Here are three things I’ve had to let go of in order to find contentment with who I am NOW, and begin the process of aging gracefully.
I have had to let go of:
1. Clothes that are too small.
After having a three babies, I have had to embrace the way my body feels and fits into clothes. I am 3 sizes larger than I was before I started having children. And the healthiest thing I ever did for myself was get rid of the size 4’s sitting in my closet. The daily taunting of what I “used to look like” wasn’t healthy for me anymore. If I lose a little more weight, I can buy myself something then, no need to hold onto what “used to be”.
2. Clothes that are too big.
I found I was keeping clothes I didn’t like just because they were a larger size, “in case I got fat again”. Yes, I would actually say that to myself. One: I was never really fat. Two: Even if I did get fat, I don’t like these clothes, so why would I keep them to wear? I hadn’t realized that it was a form of punishment- a way that I could threaten myself into trying to lose weight. My fat clothes had to go.

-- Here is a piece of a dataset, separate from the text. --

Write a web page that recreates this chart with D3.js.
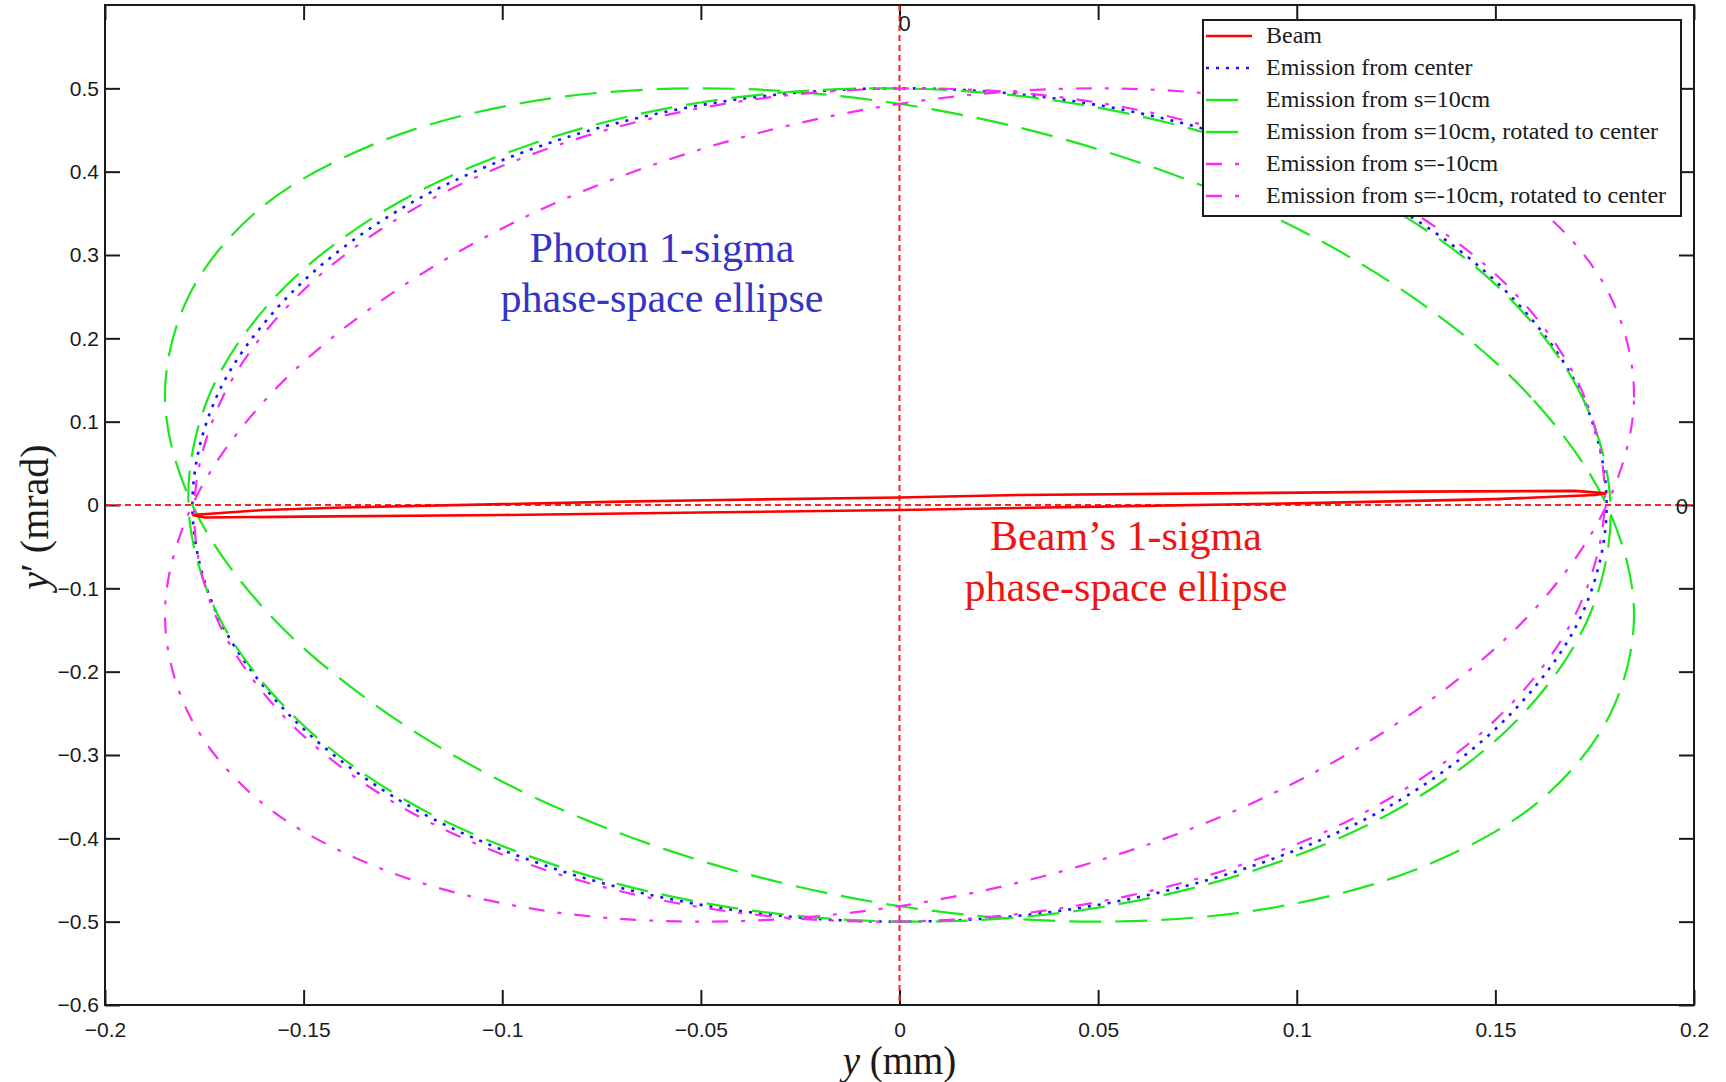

3. Exercising to lose weight.
Losing weight was never difficult for me... until I actually needed to lose weight. When I was already in shape, I could go for a run three times a week and maintain a great body. When I weighed 150 pounds after having my third baby and did almost no exercise while pregnant (I know, I know, my own fault), losing weight is a lot harder than a little exercise here and there. I have to think about exercise on a larger scale: whole body health, feeling good, increased energy, higher quality of life. It makes exercising worth it, even if the pounds don’t melt off.
There are many other things I have done, but these are the three that stand out to me as a starting point for graceful aging- I refuse to become a woman who is unhappy with WHO I AM NOW. I won’t ever look like I did at 20 again. And that’s okay. I’m not supposed to. Instead, I will begin to seek ways to embrace 30... and 35... and 50 with dignity.